A Short Checklist Before You Publish

Before publishing, ask:

  • Is there one primary reader for this post?
  • Does every major section help that reader?
  • Are the examples realistic for this audience?
  • Have I defined terms that may be unfamiliar?
  • Did I avoid padding the article with generic advice?
  • Does the piece solve a specific problem rather than gesture at one?

If you can answer yes to most of those questions, the post is likely more grounded and less generic.

FAQ

What is the main purpose of a reader persona?

A reader persona helps you understand who the post is for, what they need, and how they are likely to approach the topic. It supports better audience targeting and more relevant editorial choices.

How detailed should a persona be?

Detailed enough to affect writing decisions, but not so detailed that it becomes speculative. Focus on reading habits, needs, knowledge level, constraints, and goals. Those details are more useful than age or job title alone.

Can one blog post serve more than one persona?

Yes, but one persona should usually lead. If you try to write equally for several different readers, the article may become diluted. Secondary readers can still benefit if the post remains clear and focused.

What makes a blog post feel generic?

Generic posts usually rely on broad advice, vague language, and examples that could fit almost anyone. They often avoid specific reader situations and fail to address a clear problem.

How do I know if my persona is too broad?

If the persona does not help you decide what to include, what to cut, or which examples to use, it is too broad. A useful persona should change the article in visible ways.

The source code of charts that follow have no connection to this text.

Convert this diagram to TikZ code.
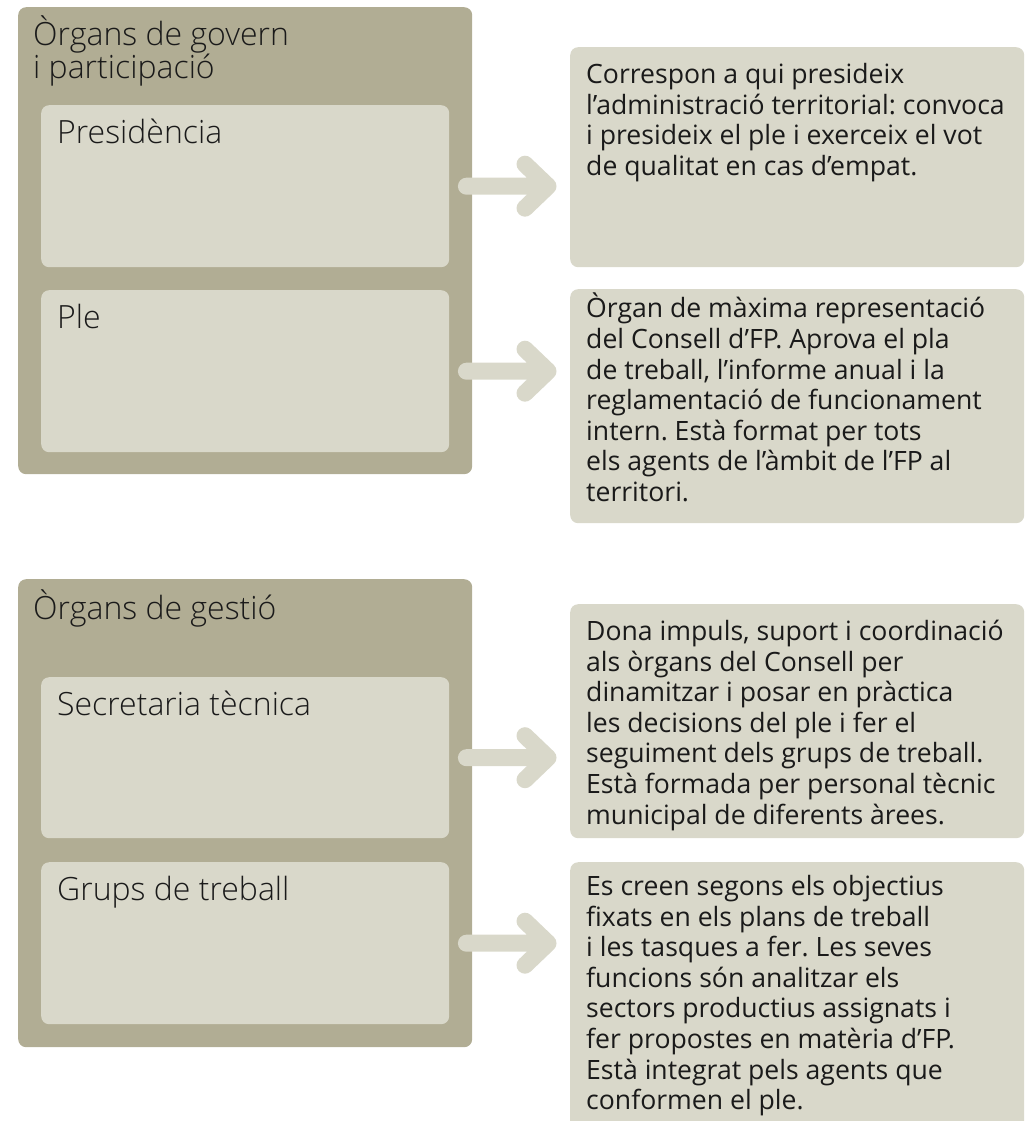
\documentclass[tikz,border=0pt]{standalone}
\usepackage{fontspec}
\setmainfont{Open Sans}
\newfontfamily\lightfont{Open Sans Light}
\frenchspacing
\usetikzlibrary{calc}
\definecolor{organbg}{HTML}{B1AD94}
\definecolor{itembg}{HTML}{D9D8CA}
\definecolor{ink}{HTML}{1A1A1A}
\begin{document}
\begin{tikzpicture}[x=1pt,y=-1pt,
    organ/.style={fill=organbg, rounded corners=8pt, anchor=north west, inner sep=0pt},
    item/.style={fill=itembg, rounded corners=8pt, anchor=north west, inner sep=0pt},
    title/.style={font=\lightfont\fontsize{32}{33}\selectfont, text=ink, inner sep=0pt, align=left},
    desc/.style={font=\fontsize{26.6}{30.6}\selectfont, text=ink, inner sep=0pt, align=left, anchor=north west},
    arr/.style={draw=itembg, line width=17pt, line cap=round, line join=round}]
  \useasboundingbox (0,0) rectangle (1034,1121);

  % organs de govern
  \node[organ, minimum width=454pt, minimum height=467pt] (govern) at (18,7) {};
  \node[item, minimum width=408pt, minimum height=162pt] (pres) at (41,105) {};
  \node[item, minimum width=408pt, minimum height=162pt] (ple) at (41,290) {};
  \node[title, anchor=north west] (governT) at (33,16) {Òrgans de govern\\i participació};
  \node[title, anchor=base west] (presT) at (57,143) {Presidència};
  \node[title, anchor=base west] (pleT) at (57,328) {Ple};

  % organs de gestio
  \node[organ, minimum width=454pt, minimum height=468pt] (gestio) at (18,579) {};
  \node[item, minimum width=408pt, minimum height=161pt] (secr) at (41,677) {};
  \node[item, minimum width=408pt, minimum height=162pt] (grups) at (41,862) {};
  \node[title, anchor=base west] (gestioT) at (33,619) {Òrgans de gestió};
  \node[title, anchor=base west] (secrT) at (57,715) {Secretaria tècnica};
  \node[title, anchor=base west] (grupsT) at (57,900) {Grups de treball};

  % descripcions
  \node[item, minimum width=454pt, minimum height=220pt] (dpres) at (570,47) {};
  \node[item, minimum width=454pt, minimum height=234pt] (dple) at (570,289) {};
  \node[item, minimum width=454pt, minimum height=234pt] (dsecr) at (570,604) {};
  \node[item, minimum width=454pt, minimum height=290pt] (dgrups) at (570,862) {};

  \node[desc] (dpresT) at (586,63) {Correspon a qui presideix\\l’administració territorial: convoca\\i presideix el ple i exerceix el vot\\de qualitat en cas d’empat.};
  \node[desc] (dpleT) at (586,293) {Òrgan de màxima representació\\del Consell d’FP. Aprova el pla\\de treball, l’informe anual i la\\reglamentació de funcionament\\intern. Està format per tots\\els agents de l’àmbit de l’FP al\\territori.};
  \node[desc] (dsecrT) at (586,620) {Dona impuls, suport i coordinació\\als òrgans del Consell per\\dinamitzar i posar en pràctica\\les decisions del ple i fer el\\seguiment dels grups de treball.\\Està formada per personal tècnic\\municipal de diferents àrees.};
  \node[desc] (dgrupsT) at (586,875) {Es creen segons els objectius\\fixats en els plans de treball\\i les tasques a fer. Les seves\\funcions són analitzar els\\sectors productius assignats i\\fer propostes en matèria d’FP.\\Està integrat pels agents que\\conformen el ple.};

  % fletxes
  \foreach \a/\b in {pres/dpres, ple/dple, secr/dsecr, grups/dgrups}{
    \coordinate (tip) at ($(\a.east -| \b.west)+(-22,0)$);
    \draw[arr] ($(\a.east)+(17,0)$) -- (tip)
      ($(tip)+(-23,-22)$) -- (tip) -- ($(tip)+(-23,22)$);
  }
\end{tikzpicture}
\end{document}
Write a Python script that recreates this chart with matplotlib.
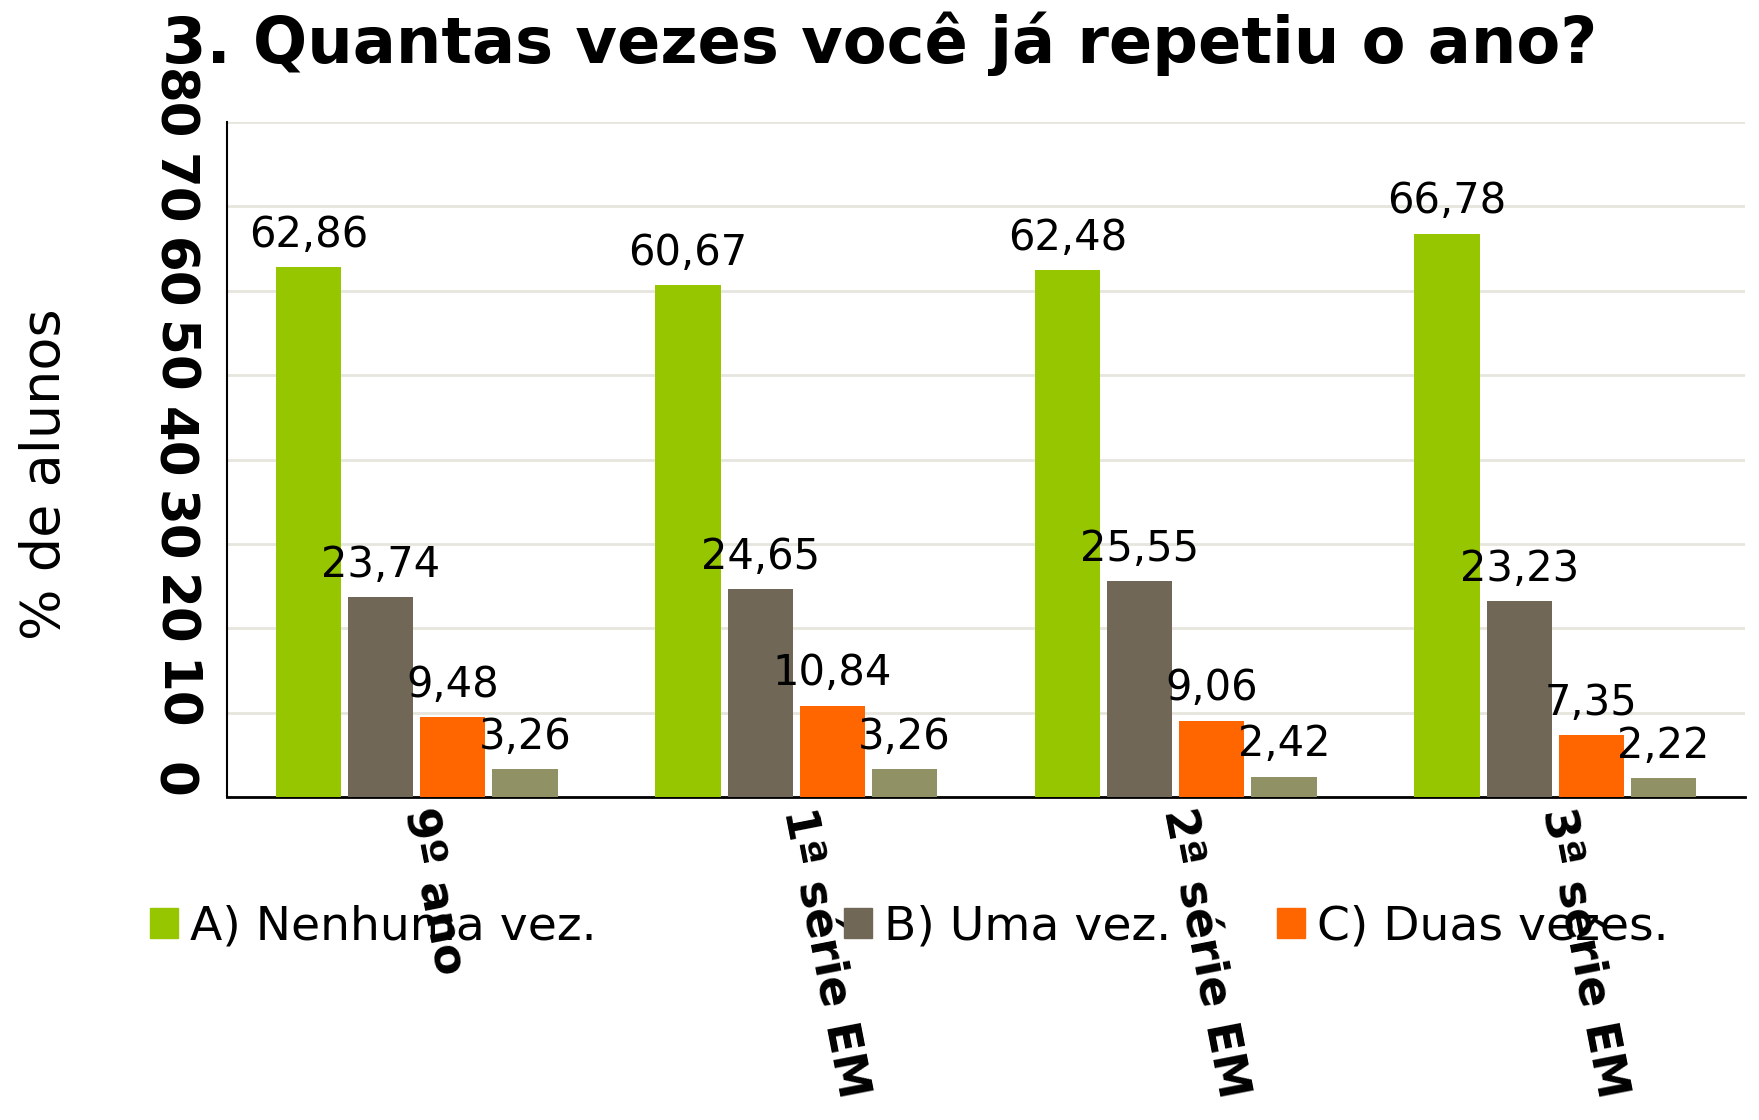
import matplotlib
matplotlib.use("Agg")
import matplotlib.pyplot as plt
import matplotlib.patches as mpatches
from matplotlib.transforms import ScaledTranslation
import numpy as np

categories = ["9º ano", "1ª série EM", "2ª série EM", "3ª série EM"]
series_names = ["A) Nenhuma vez.", "B) Uma vez.", "C) Duas vezes.", "D) Três vezes ou mais."]
nenhuma = [62.86, 60.67, 62.48, 66.78]
uma = [23.74, 24.65, 25.55, 23.23]
duas = [9.48, 10.84, 9.06, 7.35]
tres = [3.26, 3.26, 2.42, 2.22]
colors = ["#95C600", "#716757", "#FF6600", "#909266"]
y_ticks = [0, 10, 20, 30, 40, 50, 60, 70, 80]

W, H, DPI = 1759, 1120, 100
fig = plt.figure(figsize=(W / DPI, H / DPI), dpi=DPI)
ax = fig.add_axes([227 / W, 1 - 797 / H, (1745 - 227) / W, (797 - 122) / H])

values = [nenhuma, uma, duas, tres]
x = np.arange(len(categories))
bw = 0.172
step = 0.19
offsets = [-1.5 * step, -0.5 * step, 0.5 * step, 1.5 * step]
for vals, off, col in zip(values, offsets, colors):
    bars = ax.bar(x + off, vals, width=bw, color=col, zorder=3)
    for b, v in zip(bars, vals):
        ax.annotate(f"{v:.2f}".replace(".", ","),
                    (b.get_x() + b.get_width() / 2, v),
                    xytext=(0, 8), textcoords="offset points",
                    ha="center", va="bottom", fontsize=30, zorder=4)

ax.set_xlim(-0.5, len(categories) - 0.5)
ax.set_ylim(0, 80)
ax.set_yticks(y_ticks)
ax.set_yticklabels([str(t) for t in y_ticks], rotation=-90, fontsize=37,
                   fontweight="bold", va="center", ha="right")
ax.tick_params(axis="y", length=0, pad=22)
off_t = ScaledTranslation(0, 17 / DPI, fig.dpi_scale_trans)
for lab in ax.get_yticklabels():
    lab.set_transform(lab.get_transform() + off_t)

ax.set_xticks(x)
ax.set_xticklabels(categories, rotation=-79, fontsize=33, fontweight="bold",
                   ha="left", va="center", rotation_mode="anchor")
ax.tick_params(axis="x", length=0, pad=8)

ax.grid(axis="y", color="#E6E6DE", linewidth=2, zorder=0)
ax.set_axisbelow(True)
for s in ["top", "right"]:
    ax.spines[s].set_visible(False)
ax.spines["left"].set_color("black")
ax.spines["left"].set_linewidth(1.5)
ax.spines["bottom"].set_color("black")
ax.spines["bottom"].set_linewidth(2)

fig.text(0.5, 1 - 63 / H, "3. Quantas vezes você já repetiu o ano?",
         ha="center", va="baseline", fontsize=46, fontweight="bold")
fig.text(45 / W, 1 - 474 / H, "% de alunos", rotation=90, ha="center",
         va="center", fontsize=39)

leg_x = [150, 844, 1277]
for i, lx in enumerate(leg_x):
    h = mpatches.Patch(color=colors[i])
    fig.legend(handles=[h], labels=[series_names[i]], loc="center left",
               bbox_to_anchor=(lx / W, 1 - 927 / H), frameon=False,
               fontsize=34, handlelength=0.6, handleheight=0.6,
               handletextpad=0.25, borderpad=0, borderaxespad=0)

fig.savefig("out.png", dpi=DPI)
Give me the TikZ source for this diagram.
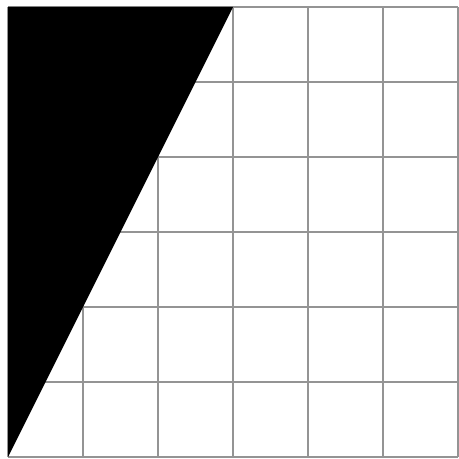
\documentclass[tikz,border=0pt]{standalone}
\usepackage{tikz}

\begin{document}
\begin{tikzpicture}[
    gridline/.style={draw=black!42, line width=0.8pt},
    shade/.style={fill=black}
]
% 边界
\useasboundingbox (-0.107,-0.027) rectangle (6.0,6.093);

% 网格
\draw[gridline] (0,0) grid (6,6);

% 黑色三角形
\fill[shade] (0,0) -- (0,6) -- (3,6) -- cycle;
\end{tikzpicture}
\end{document}
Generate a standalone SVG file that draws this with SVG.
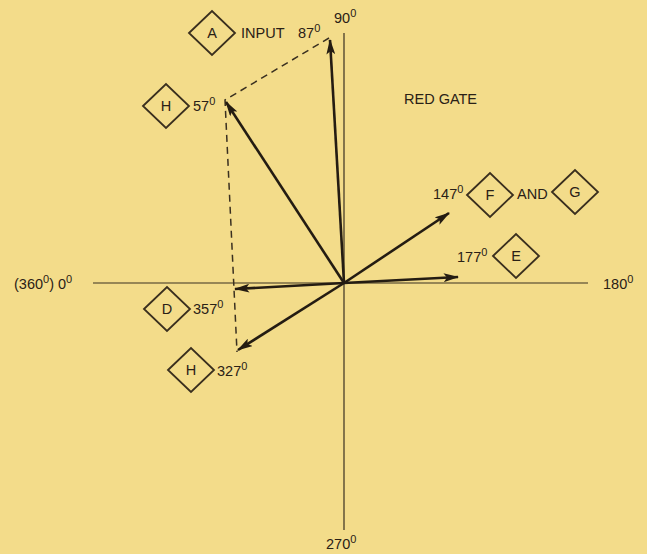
<svg xmlns="http://www.w3.org/2000/svg" width="647" height="554" viewBox="0 0 647 554">
<defs>
<style>
.t{font-family:"Liberation Sans",Arial,sans-serif;font-size:14.5px;fill:#2a2116}
.s{font-size:11px}
.d{fill:none;stroke:#3a2f1e;stroke-width:1.8}
.ax{stroke:#3a3020;stroke-width:1.2;fill:none}
.v{stroke:#241c12;stroke-width:2.6;fill:none;marker-end:url(#ah)}
.dash{stroke:#3a3020;stroke-width:1.5;fill:none;stroke-dasharray:7,5}
</style>
<marker id="ah" viewBox="0 0 14 8" refX="13" refY="4" markerWidth="6" markerHeight="3.4" orient="auto" markerUnits="strokeWidth">
<path d="M0,0 L14,4 L0,8 L3,4 Z" fill="#241c12"/>
</marker>
</defs>
<rect width="647" height="554" fill="#f3dc8a"/>
<g id="connectors">
<line class="ax" x1="93" y1="283" x2="588" y2="283"/>
<line class="ax" x1="344" y1="33" x2="344" y2="530"/>
<polyline class="dash" points="329,38 225,100 237,352"/>
<line class="v" x1="344" y1="283" x2="330" y2="40"/>
<line class="v" x1="344" y1="283" x2="226" y2="102"/>
<line class="v" x1="344" y1="283" x2="449" y2="213"/>
<line class="v" x1="344" y1="283" x2="458" y2="277"/>
<line class="v" x1="344" y1="283" x2="235" y2="289"/>
<line class="v" x1="344" y1="283" x2="238" y2="350"/>
</g>
<g id="node-A"><path class="d" d="M189,33 L212,11 L235,33 L212,55 Z"/><text class="t" x="212" y="38" text-anchor="middle">A</text></g>
<g id="node-H1"><path class="d" d="M143,106 L166,84 L189,106 L166,128 Z"/><text class="t" x="166" y="111" text-anchor="middle">H</text></g>
<g id="node-F"><path class="d" d="M467,195 L490,173 L513,195 L490,217 Z"/><text class="t" x="490" y="200" text-anchor="middle">F</text></g>
<g id="node-G"><path class="d" d="M552,192 L575,170 L598,192 L575,214 Z"/><text class="t" x="575" y="197" text-anchor="middle">G</text></g>
<g id="node-E"><path class="d" d="M493,256 L516,234 L539,256 L516,278 Z"/><text class="t" x="516" y="261" text-anchor="middle">E</text></g>
<g id="node-D"><path class="d" d="M144,309 L167,287 L190,309 L167,331 Z"/><text class="t" x="167" y="314" text-anchor="middle">D</text></g>
<g id="node-H2"><path class="d" d="M168,370 L191,348 L214,370 L191,392 Z"/><text class="t" x="191" y="375" text-anchor="middle">H</text></g>
<g id="labels">
<text class="t" x="241" y="38">INPUT</text>
<text class="t" x="298" y="38">87<tspan class="s" dy="-6">0</tspan></text>
<text class="t" x="334" y="23">90<tspan class="s" dy="-6">0</tspan></text>
<text class="t" x="193" y="111">57<tspan class="s" dy="-6">0</tspan></text>
<text class="t" x="404" y="104">RED GATE</text>
<text class="t" x="433" y="199">147<tspan class="s" dy="-6">0</tspan></text>
<text class="t" x="517" y="199">AND</text>
<text class="t" x="457" y="262">177<tspan class="s" dy="-6">0</tspan></text>
<text class="t" x="603" y="289">180<tspan class="s" dy="-6">0</tspan></text>
<text class="t" x="14" y="289">(360<tspan class="s" dy="-6">0</tspan><tspan dy="6">)  0</tspan><tspan class="s" dy="-6">0</tspan></text>
<text class="t" x="193" y="314">357<tspan class="s" dy="-6">0</tspan></text>
<text class="t" x="217" y="376">327<tspan class="s" dy="-6">0</tspan></text>
<text class="t" x="326" y="549">270<tspan class="s" dy="-6">0</tspan></text>
</g>
</svg>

Do reader personas help with SEO?

Indirectly, yes. They can improve content relevance, which often leads to better engagement and clearer alignment with search intent. But their main value is editorial, not mechanical.

Conclusion

Reader personas are most useful when they narrow your focus without making your writing stiff. They work best as part of a practical editorial strategy built on real reader behavior, clear scope, and specific examples. When used well, they improve content relevance and help niche blogging stay precise. The goal is not to write for a fictional average reader. It is to write for a real one, clearly enough that the post feels chosen rather than assembled.